Bringing Clive in on the secret not only helps the plot for this season, it opens up an entirely new way for the show to tell stories in the future, and that is genuinely exciting. Clive is a good, solid character, a reliable straight man and always good for a “what the heck?” reaction shot, but telling him the secret keeps those things while allowing for actual growth in his relationships with everyone else on the show. Also, the things he had to do in order to get Major out of jail (and therefore avoid a zombie jail apocalypse) have immediate impact to his relationship with Dale and will have a long-term impact on his career, which allows for many more stories for Clive in the future. It’s a great decision, and the scene where Liv tells him is very well done.
With Major taken care of, the two other biggest stories of the season are all that are dangling out there to wrap up in the second episode: the Max Rager problem and the Mr. Boss problem. The Mr. Boss story turned out to be the much lesser evil of the season, as Peyton has to drop her case against him and Mr. Boss learns that Blaine’s drug operation is still running somehow, despite his death. Boss orders hits on Chief and Don E (of which we did not see Don E actually die, so see you next season, buddy) and then once he learns Blaine is somehow alive, kidnaps Peyton in order to get Blaine to come looking for her. It’s probably one complicated thing too many for these episodes in theory, but it plays enough in the background of the bigger story at Max Rager that it effectively moves the episode along at a nice brisk pace. Also, Mr. Boss is still around—and still knows Blaine is alive—so there’s plenty of time to bring that dynamic back next season, if the show wants.
The big draw in the actual finale episode is Max Rager, and it’s basically the culmination of Vaughn Du Clark’s evolution into supervillain status we wanted and deserved. Max Rager gets sold to a private military contractor on the strength of Super Max, and when they have a party to celebrate it becomes less of a party than a giant awful zombie apocalypse, as employees hopped up on Super Max and Utopium turn into zombies and take out the entire party crowd (including musical guest Rob Thomass; sorry Rob, I guess there can only be one Rob Thomas in this show’s universe). The party is also Liv, Clive, and Major’s cover to get into Max Rager and free Drake and all of Major’s formerly frozen zombies, and they also get caught up in the zombie outbreak before finally getting downstairs and confronting Vaughn. Their confrontation turns into what feels like a Rob Thomas finale trademark, which is basically bad guys pontificating while the heroes fear for their lives and have to make horrible, soul-crushing decisions. For Liv, she has to choose to kill Drake in order to save Clive, a decision the pace of the episode doesn’t quite allow to breathe enough but will certainly affect her in the future. Vaughn’s whole story, his selfish, narcissistic, greedy story, ends with a brutally angry Rita eating her own father’s brains because he always loved power and money more than he loved her, and that feels right.
If I have one nagging concern about these episodes and about the show in the latter half of the season (not to mention the future), it’s the direction of Blaine’s character.
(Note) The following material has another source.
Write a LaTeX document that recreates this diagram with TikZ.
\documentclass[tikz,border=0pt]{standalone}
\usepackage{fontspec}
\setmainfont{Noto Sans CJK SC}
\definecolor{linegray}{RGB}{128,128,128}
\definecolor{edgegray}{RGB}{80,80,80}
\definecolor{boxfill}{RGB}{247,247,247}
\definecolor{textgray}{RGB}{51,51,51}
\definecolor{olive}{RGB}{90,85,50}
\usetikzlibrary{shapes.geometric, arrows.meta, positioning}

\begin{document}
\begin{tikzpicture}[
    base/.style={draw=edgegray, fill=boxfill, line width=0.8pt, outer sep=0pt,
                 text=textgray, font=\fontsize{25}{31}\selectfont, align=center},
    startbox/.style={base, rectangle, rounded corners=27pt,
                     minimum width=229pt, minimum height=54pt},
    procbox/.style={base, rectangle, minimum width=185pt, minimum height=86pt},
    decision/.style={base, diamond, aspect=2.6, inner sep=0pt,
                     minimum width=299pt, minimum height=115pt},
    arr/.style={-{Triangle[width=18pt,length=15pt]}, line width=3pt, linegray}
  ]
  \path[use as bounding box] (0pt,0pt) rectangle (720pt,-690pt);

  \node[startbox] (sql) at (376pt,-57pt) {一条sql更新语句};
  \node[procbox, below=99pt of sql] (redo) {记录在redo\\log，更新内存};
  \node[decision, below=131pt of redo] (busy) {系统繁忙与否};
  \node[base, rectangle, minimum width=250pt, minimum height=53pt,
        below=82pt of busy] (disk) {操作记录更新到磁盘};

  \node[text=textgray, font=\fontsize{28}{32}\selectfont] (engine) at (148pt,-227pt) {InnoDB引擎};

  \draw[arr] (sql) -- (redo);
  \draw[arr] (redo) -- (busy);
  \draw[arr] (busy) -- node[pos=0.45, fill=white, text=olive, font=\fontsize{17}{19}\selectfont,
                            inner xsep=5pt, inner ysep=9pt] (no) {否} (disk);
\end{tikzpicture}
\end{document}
Blaine’s amnesia was essential to making the plot work, and as a device it worked well. But where it falters is how it takes away one of the show’s most reliable go-to characters for both humor and menace, turning Blaine instead into kind of a boring blank canvas. Blaine’s amnesia literally made him forget he had an actual personality, which is either an interesting commentary on how the writers think being a bad guy on purpose makes you an epically snarky asshole, or a total mishandling of who and what Blaine is actually supposed to be, now that he can’t remember who he was. The culmination of his story seems to be that he’s a guy who will do the right thing, even if he doesn’t quite understand why. Which is… fine, sort of, except we haven’t been able to spend enough time with the character amidst all the crazy plot shenanigans in order to make any of that fully work.
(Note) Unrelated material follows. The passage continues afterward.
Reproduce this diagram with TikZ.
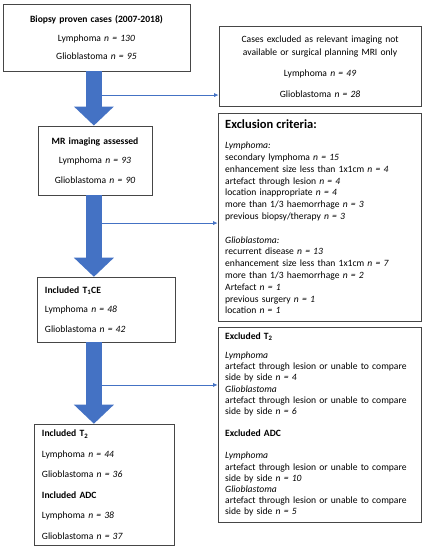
\documentclass[tikz,border=0pt]{standalone}
\usepackage{fontspec}
\setmainfont{Carlito}
\usepackage{tikz}
\usetikzlibrary{arrows.meta}
\definecolor{FlowBlue}{RGB}{68,114,196}
\definecolor{BoxGray}{RGB}{70,70,70}

\begin{document}
\begin{tikzpicture}[
          cbox/.style={rectangle, draw=BoxGray, line width=0.8pt, align=center,
                       inner xsep=0.25cm, font=\fontsize{9.6}{18.8}\selectfont},
          lbox/.style={rectangle, draw=BoxGray, line width=0.8pt, align=left,
                       inner xsep=0.25cm, font=\fontsize{9.6}{11.8}\selectfont},
          bigarr/.style={draw=FlowBlue, line width=16pt,
                         -{Triangle[width=40pt, length=19pt, line width=0pt]}},
          thinarr/.style={draw=FlowBlue, line width=0.8pt,
                          -{Latex[length=4.5pt, width=4pt]}}
        ]
        \useasboundingbox (0,0) rectangle (14.90,-19.33);

        % Main flow (left column)
        \node[cbox, text width=6.07cm, minimum height=2.35cm] (b1) at (3.39,-1.32)
              {\textbf{Biopsy proven cases (2007-2018)}\\
               Lymphoma \textit{n = 130}\\
               Glioblastoma \textit{n = 95}};
        \node[cbox, text width=3.51cm, minimum height=2.43cm,
              font=\fontsize{9.6}{19.5}\selectfont] (b2) at (3.34,-5.64)
              {\textbf{MR imaging assessed}\\
               Lymphoma \textit{n = 93}\\
               Glioblastoma \textit{n = 90}};
        \node[cbox, align=left, text width=4.32cm, minimum height=2.28cm,
              font=\fontsize{9.6}{19.5}\selectfont] (b3) at (3.74,-10.88)
              {\textbf{Included T\textsubscript{1}CE}\\
               Lymphoma \textit{n = 48}\\
               Glioblastoma \textit{n = 42}};
        \node[cbox, align=left, text width=4.39cm, minimum height=4.25cm,
              font=\fontsize{9.6}{20.5}\selectfont] (b4) at (3.67,-17.03)
              {\textbf{Included T\textsubscript{2}}\\
               Lymphoma \textit{n = 44}\\
               Glioblastoma \textit{n = 36}\\
               \textbf{Included ADC}\\
               Lymphoma \textit{n = 38}\\
               Glioblastoma \textit{n = 37}};

        % Exclusions (right column)
        \node[cbox, text width=6.60cm, minimum height=2.81cm,
              font=\fontsize{9.6}{13}\selectfont] (r1) at (11.25,-2.35)
              {Cases excluded as relevant imaging not\\
               available or surgical planning MRI only\\[8pt]
               Lymphoma \textit{n = 49}\\[8pt]
               Glioblastoma \textit{n = 28}};
        \node[lbox, text width=6.63cm, minimum height=7.31cm] (r2) at (11.23,-7.63)
              {{\fontsize{12.5}{14}\selectfont\textbf{Exclusion criteria:}}\\[8pt]
               \textit{Lymphoma:}\\
               secondary lymphoma \textit{n = 15}\\
               enhancement size less than 1x1cm \textit{n = 4}\\
               artefact through lesion \textit{n = 4}\\
               location inappropriate \textit{n = 4}\\
               more than 1/3 haemorrhage \textit{n = 3}\\
               previous biopsy/therapy \textit{n = 3}\\[11.8pt]
               \textit{Glioblastoma:}\\
               recurrent disease \textit{n = 13}\\
               enhancement size less than 1x1cm \textit{n = 7}\\
               more than 1/3 haemorrhage \textit{n = 2}\\
               Artefact \textit{n = 1}\\
               previous surgery \textit{n = 1}\\
               location \textit{n = 1}};
        \node[lbox, text width=6.63cm, minimum height=6.85cm,
              font=\fontsize{9.6}{11.2}\selectfont] (r3) at (11.23,-14.92)
              {\textbf{Excluded T\textsubscript{2}}\\[8pt]
               \textit{Lymphoma}\\
               artefact through lesion or unable to compare\\
               side by side \textit{n = 4}\\
               \textit{Glioblastoma}\\
               artefact through lesion or unable to compare\\
               side by side \textit{n = 6}\\[11pt]
               \textbf{Excluded ADC}\\[11pt]
               \textit{Lymphoma}\\
               artefact through lesion or unable to compare\\
               side by side \textit{n = 10}\\
               \textit{Glioblastoma}\\
               artefact through lesion or unable to compare\\
               side by side \textit{n = 5}};

        % Branch points on the main arrow
        \coordinate (col) at (3.30,0);
        \coordinate (j1) at (3.55,-3.34);
        \coordinate (j2) at (3.55,-7.84);
        \coordinate (j3) at (3.55,-13.53);

        % Side arrows to exclusions
        \draw[thinarr] (j1) -- (j1 -| r1.west);
        \draw[thinarr] (j2) -- (j2 -| r2.west);
        \draw[thinarr] (j3) -- (j3 -| r3.west);

        % Big flow arrows
        \draw[bigarr] (b1.south -| col) -- (b2.north -| col);
        \draw[bigarr] (b2.south -| col) -- (b3.north -| col);
        \draw[bigarr] (b3.south -| col) -- (b4.north -| col);
      \end{tikzpicture}
\end{document}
What’s a bit more concerning is how Blaine’s story fits with Ravi and Peyton’s in this episode, and what that indicates for the future. Ravi and Peyton spent more time together in these two episodes than they have since their misunderstanding earlier in the season, except this time there was no misunderstanding—they were into each other, and seemed to be picking up their relationship where it left off last season. Their romance has always been a very, very small runner in the show, but it’s a nice one and it’s nice to see both of those characters get screen time that doesn’t only serve the plot. So when Peyton gets kidnapped by Mr. Boss’ goons and Blaine comes to save her, Ravi’s devastation in seeing Blaine comfort her (knowing Peyton had some sort of relationship with him when Blaine was the “bad boy” to Ravi’s “good guy”) isn’t the powerful moment for any of the three of them it could have been. It also potentially sets up a triangle dynamic between the three that the show doesn’t seem qualified to quite pull off.
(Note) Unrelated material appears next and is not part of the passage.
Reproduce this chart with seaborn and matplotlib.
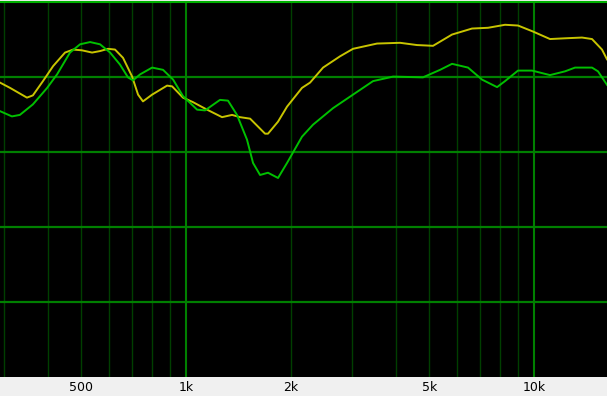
import numpy as np
import pandas as pd
import matplotlib
matplotlib.use("Agg")
import matplotlib.pyplot as plt
import seaborn as sns

# ---- data ----
yellow_freq = [292, 312, 349, 363, 388, 415, 449, 474, 502, 537, 566, 597, 625, 659, 700,
               728, 752, 799, 882, 912, 980, 1047, 1149, 1269, 1356, 1429, 1528, 1687,
               1720, 1838, 1951, 2154, 2272, 2476, 2770, 3019, 3539, 4121, 4611, 5127,
               5813, 6635, 7376, 8255, 8995, 9934, 11117, 12277, 13738, 14678, 15680, 16208]
yellow_db = [89.2, 88.5, 87.2, 87.5, 89.4, 91.4, 93.2, 93.6, 93.5, 93.2, 93.4, 93.7, 93.6,
             92.5, 90.0, 87.6, 86.7, 87.6, 88.8, 88.7, 87.2, 86.6, 85.6, 84.6, 84.9, 84.6,
             84.4, 82.4, 82.4, 84.0, 86.0, 88.5, 89.2, 91.2, 92.7, 93.7, 94.4, 94.5, 94.2,
             94.1, 95.6, 96.4, 96.5, 96.9, 96.8, 96.0, 95.0, 95.1, 95.2, 95.0, 93.6, 92.3]

green_freq = [292, 316, 333, 363, 399, 426, 464, 496, 530, 566, 605, 646, 681, 704, 738,
              799, 859, 918, 980, 1076, 1134, 1252, 1320, 1401, 1497, 1558, 1632, 1720,
              1838, 1951, 2154, 2317, 2645, 3019, 3447, 3934, 4797, 5370, 5813, 6462,
              7089, 7831, 8255, 8995, 9870, 11117, 12277, 13117, 14678, 15272, 16208]
green_db = [85.4, 84.7, 84.9, 86.3, 88.5, 90.3, 93.2, 94.3, 94.6, 94.3, 93.2, 91.6, 89.9,
            89.5, 90.3, 91.2, 90.9, 89.6, 87.4, 85.6, 85.5, 86.9, 86.8, 84.9, 81.6, 78.5,
            76.9, 77.2, 76.5, 78.5, 82.0, 83.6, 85.8, 87.6, 89.4, 90.0, 89.9, 90.9, 91.7,
            91.2, 89.6, 88.6, 89.4, 90.8, 90.8, 90.2, 90.7, 91.2, 91.2, 90.7, 88.9]

tick_freqs = [500, 1000, 2000, 5000, 10000]
tick_labels = ["500", "1k", "2k", "5k", "10k"]
minor_grid = [300, 400, 500, 600, 700, 800, 900, 2000, 3000, 4000, 5000, 6000, 7000, 8000, 9000]
major_grid = [1000, 10000]
level_grid = [60, 70, 80, 90]

# ---- figure ----
fig = plt.figure(figsize=(6.07, 3.96), dpi=100, facecolor="#f0f0f0")
ax = fig.add_axes([0, 19 / 396, 1, 375.5 / 396])
ax.set_facecolor("black")

for f in minor_grid:
    ax.axvline(f, color="#003f00", lw=1.0, zorder=1)
for f in major_grid:
    ax.axvline(f, color="#008000", lw=1.5, zorder=1)
for v in level_grid:
    ax.axhline(v, color="#007f00", lw=1.6, zorder=1)

dy = pd.DataFrame({"freq": yellow_freq, "db": yellow_db})
dg = pd.DataFrame({"freq": green_freq, "db": green_db})
sns.lineplot(data=dy, x="freq", y="db", ax=ax, color="#c8c400", lw=1.4, zorder=3)
sns.lineplot(data=dg, x="freq", y="db", ax=ax, color="#00c000", lw=1.4, zorder=4)

ax.set_xscale("log")
ax.set_xlim(292, 16208)
ax.set_ylim(50, 100)
ax.minorticks_off()
ax.set_xticks(tick_freqs)
ax.set_xticklabels(tick_labels)
ax.set_yticks([])
ax.tick_params(axis="x", length=0, pad=3, labelsize=9, colors="#000000")
ax.set_xlabel("")
ax.set_ylabel("")

for side in ["left", "right", "bottom"]:
    ax.spines[side].set_visible(False)
ax.spines["top"].set_color("#00b000")
ax.spines["top"].set_linewidth(1.5)

fig.savefig("out.png", dpi=100, facecolor=fig.get_facecolor())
These are minor quibbles, though, in what was overall an absolutely outstanding two-hour finale that wrapped up pretty much everything that needed wrapped up in season two and left a lot of doors open for season three. The biggest door is introduced in the very last scene, as Liv learns that the military contractor who bought Max Rager (and Super Max) seems to be controlled by zombies who want to create some sort of Seattle zombie Narnia. Whatever this means, it looks like Liv’s problems just went from “sort of manageable, maybe” to “holy crap, can’t we just go back to the days when Blaine was just murdering innocent children to steal their brains?” Season three just got a heck of a lot more complicated.
Stray observations
- Thing that was not so great: Those Max Rager employees finding Utopium in the lab and then taking it and mixing it with Super Max. That just screamed “this is a plot thing that needs to happen, ignore that it’s pretty dumb!”
- Do not attack Ravi in the morgue or he will own you. They should put a sign on the door, or something.
- It’s not a clever line on its own, but nothing made me laugh harder in these episodes than Robert Buckley’s delivery of “Sup?” when he saw Ravi and Peyton making out on the couch.
- Clive’s incredulous face when Liv shoved a knife into her chest needs to be a gif, or a meme, or something internetty. Do it, internet!
- Better Dead Rob Thomas joke: “This is how a skull breaks” or the military guy singing “Unwell” after chowing down on some Rob Thomas brain?
- “A prison theme? White people.”
- “Are we having fun yet?” This line definitely needed to be in an episode that guest starred Ken Marino (since Adam Scott guest starring seems like a long shot).